I have always had these visitors to my yard, usually several species of dragon- and damselflies each summer.  I am grateful for their presence although we live several blocks from the nearest substantial body of water (I'm pretty sure the little pool where my sump pump releases water, though it is pretty deep right now and supports some marsh marigolds, isn't enough for dragonfly eggs).  
It's not just the dragonflies -- the insect world is definitely waking up.  Bumble bees fumble around the yard, and I've seen quite a few of the small native bees which I believe live in small holes.  I put up a home for them and I think they like it because I've had them around the last couple of summers.  Annoyingly, box elder bugs have been everywhere for the last few days and wasps are back at their old games of building nests on the side of my house.  I also saw a small white and a small yellow butterfly today -- those sulphurs and whites -- I probably couldn't ID them if I had a field guide and a pinned specimen.  But it's good to see them in my garden.
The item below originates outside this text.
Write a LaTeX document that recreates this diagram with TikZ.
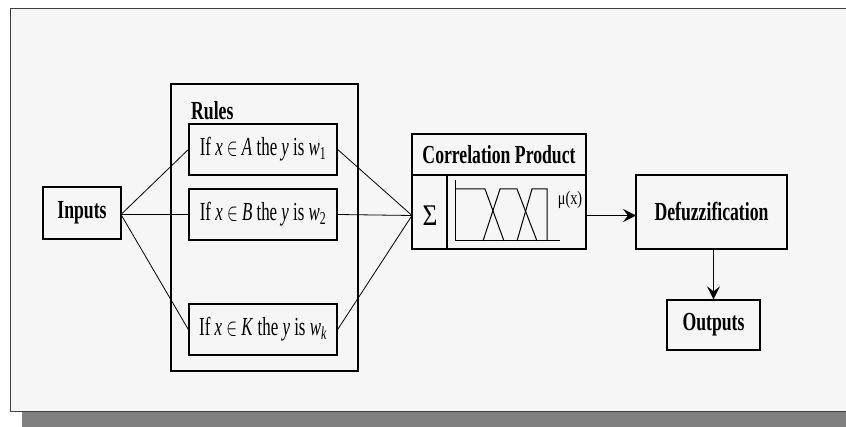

Yesterday I also saw a monarch!  Granted, this was a little bit to the south, but they're probably here, too.  I mean, it would be awfully lucky if I drove 30 miles to the south on the exact day of the first monarch there, and actually managed to see it, too!  But even if I did, they'll be here shortly.  
Other notables:  oaks leaf out, ash leafs out, (a lot of things leaf out...), first flowers on golden Alexander, first flowers on Jacob's ladder, Jack-in-the-pulpit has emerged and is about 4 inches tall, daffodils are kicking the bucket, potatoes have broken through soil in the garden, creeping Charlie is taking over the world.